TEL AVIV – The president of the Justice for Palestine chapter at Harvard Law School has apologized for asking Israeli Knesset member (Zionist Union) and former foreign minister Tzipi Livni, “How is it that you are so smelly?”
The student asked the question during an April 14 panel event co-sponsored by the Jewish Law Students Association and Harvard Hillel on the Israeli-Palestinian conflict with Livni and American diplomat Dennis Ross.
When he didn’t receive an immediate response, the student continued,”Oh, it’s a question about the odor of Ms. Tzipi Livni, very smelly, and I was just wondering.”
The Jewish Law Students Association blasted the student’s question as “blatantly anti-Semitic rhetoric” that invoked the “antiquated and offensive notion of the ‘smelly Jew.’”
“A quick Internet search will show that the stereotype of ‘the Jew’ as ‘smelly’ or ‘dirty’ has been around since at least the 1800s,” the group’s leaders wrote in the Harvard Law Record. “The Nazis promoted the idea that Jews ‘smell’ to propagandize Jews as an inferior people.”
The student issued a lengthy apology on Wednesday.
“I would never, ever, ever call anyone, under any circumstances, a ‘smelly Jew,’” the student wrote.
Such a comment is utterly repugnant, and I am absolutely horrified that some readers have been led to believe that I would ever say such a thing. With regards to what I actually did say, I can see now, after speaking with the authors of this article and many other members of the Jewish community at HLS, how my words could have been interpreted as a reference to an anti-Semitic stereotype, one that I was entirely unaware of prior to the publication of this article. I want to be very clear that it was never my intention to invoke a hateful stereotype, but I recognize now that, regardless of my intention, words have power, and it troubles me deeply to know that I have caused some members of the Jewish community such pain with my words.
Harvard Law dean Martha Minow issued an email to the entire school community.

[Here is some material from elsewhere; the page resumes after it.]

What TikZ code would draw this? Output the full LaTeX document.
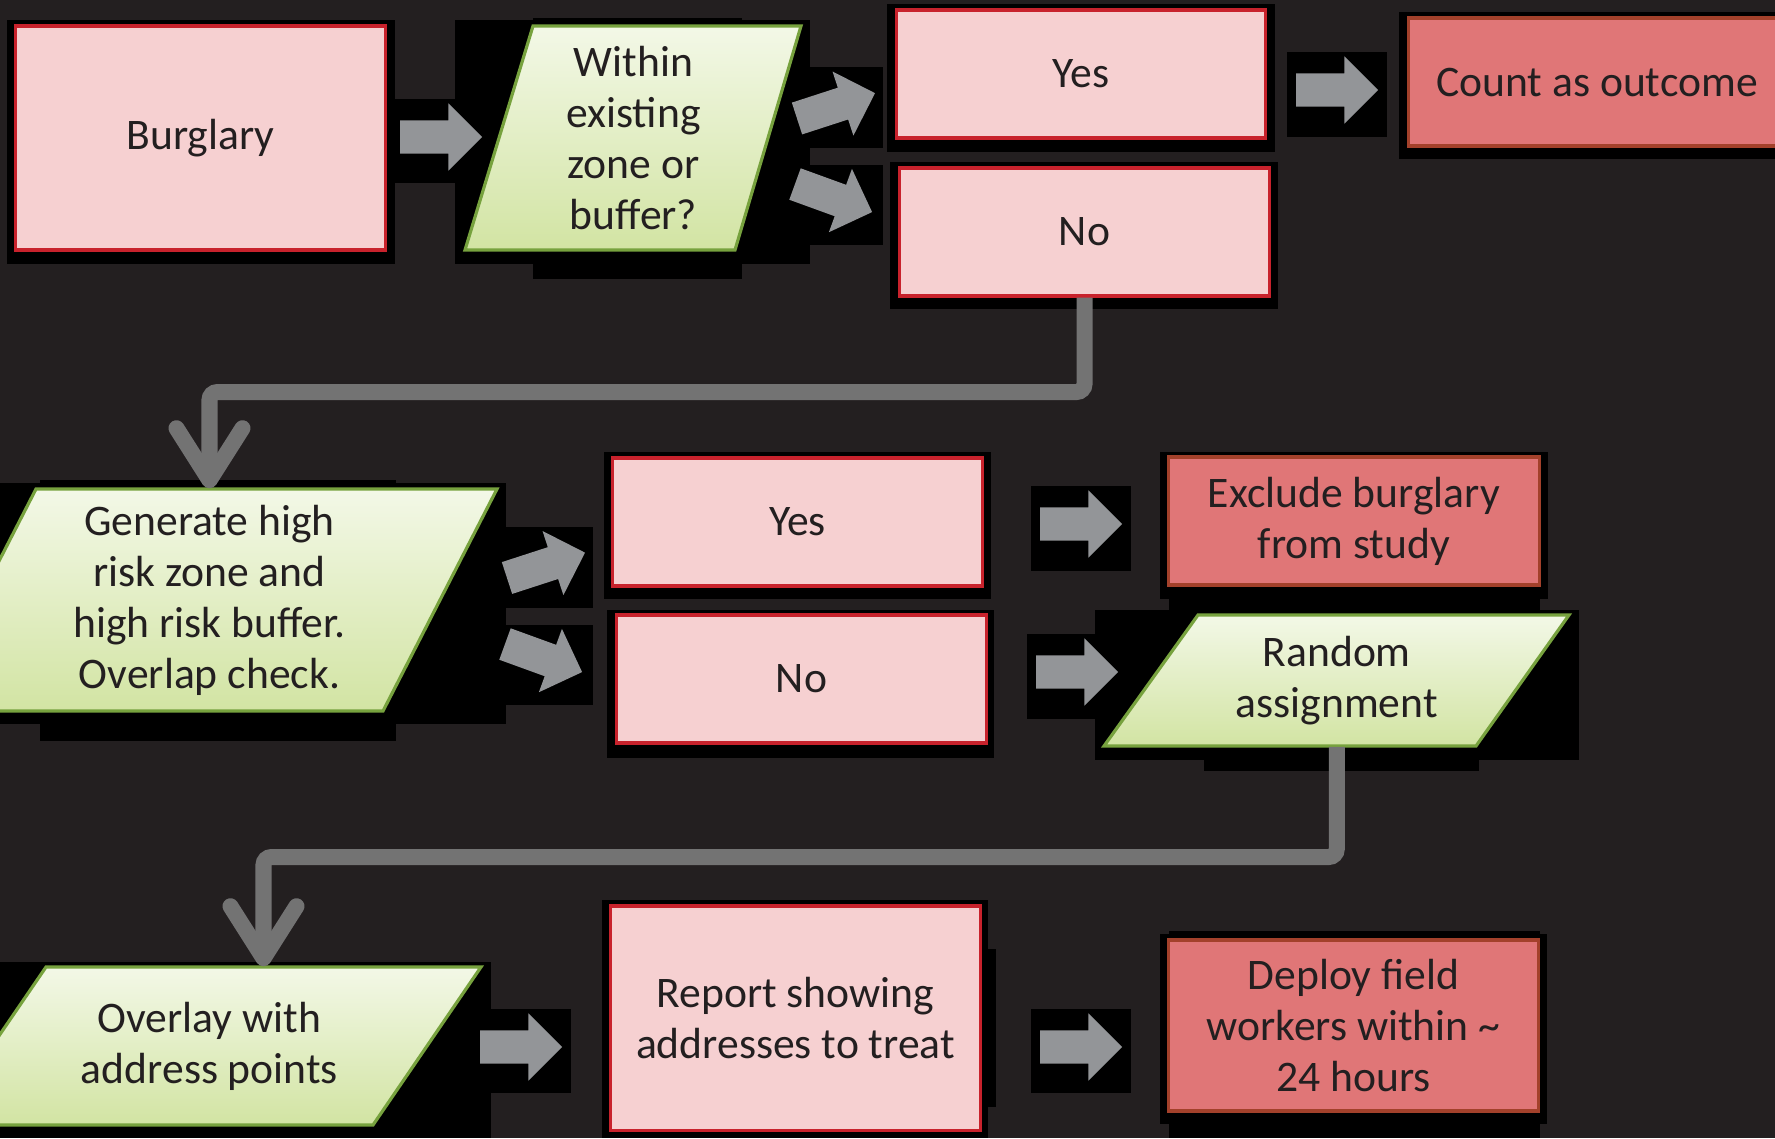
\documentclass[tikz,border=0pt]{standalone}
\usepackage{fontspec}
\setmainfont{Carlito}
\usetikzlibrary{arrows.meta, positioning, calc, shapes.arrows}

\definecolor{bgdark}{HTML}{231F20}
\definecolor{ink}{HTML}{231F20}
\definecolor{pinkfill}{HTML}{F6D0D1}
\definecolor{pinkline}{HTML}{C8222C}
\definecolor{redfill}{HTML}{E07677}
\definecolor{redline}{HTML}{A3412B}
\definecolor{greentop}{HTML}{F3F8E7}
\definecolor{greenbot}{HTML}{D2E4A3}
\definecolor{greenline}{HTML}{77A23E}
\definecolor{arrowgray}{HTML}{939598}
\definecolor{linkgray}{HTML}{737373}

\newcommand{\boxfont}{\fontsize{12.4}{14.5}\selectfont}

\begin{document}
\begin{tikzpicture}[
  x=0.01cm, y=-0.01cm,
  box/.style={
    draw=pinkline,
    fill=pinkfill,
    line width=0.9pt,
    minimum width=3.69cm,
    minimum height=1.28cm,
    inner sep=0pt,
    align=center,
    text=ink,
    font=\boxfont
  },
  endbox/.style={box, draw=redline, fill=redfill},
  paratext/.style={inner sep=0pt, align=center, text=ink, font=\boxfont},
  para/.style={draw=greenline, line width=0.9pt, top color=greentop, bottom color=greenbot},
  backing/.style={fill=black},
  blockarrow/.style={
    single arrow,
    anchor=tail,
    fill=arrowgray,
    minimum height=0.82cm,
    inner xsep=0pt,
    inner ysep=0.16cm,
    outer sep=0pt,
    single arrow head extend=0.17cm,
    single arrow tip angle=90
  },
  link/.style={
    draw=linkgray,
    line width=0.16cm,
    rounded corners=0.08cm,
    -{Straight Barb[length=0.52cm, width=0.66cm, round]}
  }
]

\useasboundingbox (0,0) rectangle (1775,1138);
\fill[bgdark] (0,0) rectangle (1775,1138);

% Black backings, first row
\fill[backing] (7,20) rectangle (395,264);
\fill[backing] (395,99) rectangle (491,183);
\fill[backing] (455,20) rectangle (810,264);
\fill[backing] (533,18) rectangle (742,279);
\fill[backing] (783,67) rectangle (883,148);
\fill[backing] (781,165) rectangle (883,245);
\fill[backing] (887,4) rectangle (1275,152);
\fill[backing] (890,162) rectangle (1278,309);
\fill[backing] (1287,52) rectangle (1387,137);
\fill[backing] (1399,12) rectangle (1775,159);

% Black backings, second row
\fill[backing] (0,483) rectangle (506,724);
\fill[backing] (40,480) rectangle (396,741);
\fill[backing] (493,527) rectangle (593,608);
\fill[backing] (492,625) rectangle (593,705);
\fill[backing] (604,452) rectangle (991,599);
\fill[backing] (607,610) rectangle (994,758);
\fill[backing] (1031,486) rectangle (1131,571);
\fill[backing] (1027,634) rectangle (1127,719);
\fill[backing] (1160,452) rectangle (1548,599);
\fill[backing] (1169,452) rectangle (1540,610);
\fill[backing] (1095,610) rectangle (1579,760);
\fill[backing] (1204,610) rectangle (1479,771);

% Black backings, third row
\fill[backing] (0,962) rectangle (491,1138);
\fill[backing] (471,1009) rectangle (571,1093);
\fill[backing] (602,900) rectangle (988,1138);
\fill[backing] (602,949) rectangle (996,1107);
\fill[backing] (1031,1009) rectangle (1131,1093);
\fill[backing] (1160,934) rectangle (1547,1124);
\fill[backing] (1169,931) rectangle (1540,1138);

% Block arrows (placed by their tails)
\node[blockarrow] (arrA) at (400,137) {};
\node[blockarrow, rotate=18] (arrB) at (797,118.5) {};
\node[blockarrow, rotate=-20] (arrC) at (795,184) {};
\node[blockarrow] (arrD) at (1296,90) {};
\node[blockarrow, rotate=18] (arrE) at (507,578) {};
\node[blockarrow, rotate=-20] (arrF) at (505,644) {};
\node[blockarrow] (arrG) at (1040,524) {};
\node[blockarrow] (arrH) at (1036,672) {};
\node[blockarrow] (arrI) at (480,1047) {};
\node[blockarrow] (arrJ) at (1040,1047) {};

% Parallelograms
\path[para] (533,26) -- (801,26) -- (735,250) -- (465,250) -- cycle;
\path[para] (36,489) -- (497,489) -- (383,711) -- (-78,711) -- cycle;
\path[para] (1198,615) -- (1569,615) -- (1476,746) -- (1104,746) -- cycle;
\path[para] (46,967) -- (481,967) -- (373,1125) -- (-62,1125) -- cycle;

% First row
\node[box, minimum height=2.24cm] (burglary) at (200.5,138) {Burglary};
\node[paratext, minimum height=2.24cm] (within) at (633.5,138) {Within\\existing\\zone or\\buffer?};
\node[box, minimum width=3.68cm] (yes1) at (1081,74) {Yes};
\node[box] (no1) at (1084.5,232) {No};
\node[endbox, minimum width=3.76cm] (count) at (1597,82) {Count as outcome};

% Second row
\node[paratext, minimum height=2.22cm] (gen) at (209.5,600) {Generate high\\risk zone and\\high risk buffer.\\Overlap check.};
\node[box] (yes2) at (797.5,522) {Yes};
\node[box] (no2) at (801.5,679) {No};
\node[endbox, minimum width=3.70cm] (excl) at (1354,521) {Exclude burglary\\from study};
\node[paratext, minimum height=1.31cm] (rand) at (1336.75,680.5) {Random\\assignment};

% Third row
\node[paratext, minimum height=1.58cm] (ovl) at (209.5,1046) {Overlay with\\address points};
\node[box, minimum height=2.24cm] (report) at (795.5,1018) {Report showing\\addresses to treat};
\node[endbox, minimum height=1.71cm] (deploy) at (1353.5,1025.5) {Deploy field\\workers within \textasciitilde\\24 hours};

% Connectors between rows
\coordinate (bendA) at (0,392);
\coordinate (bendB) at (0,857);
\draw[link] (no1.south) -- (no1.south |- bendA) -| (gen.north);
\draw[link] (rand.south) -- (rand.south |- bendB) -| ($(ovl.north)+(54,0)$);

\end{tikzpicture}
\end{document}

The comment was offensive and it violated the trust and respect we expect in our community,” she wrote. “Many perceive it as anti-Semitic, and no one would see it as appropriate. It was an embarrassment to this institution and an assault upon the values we seek to uphold. The fact that speech is and should be free does not mean that hateful remarks should go unacknowledged or unanswered in a community dedicated to thoughtful discussion of complex issues and questions.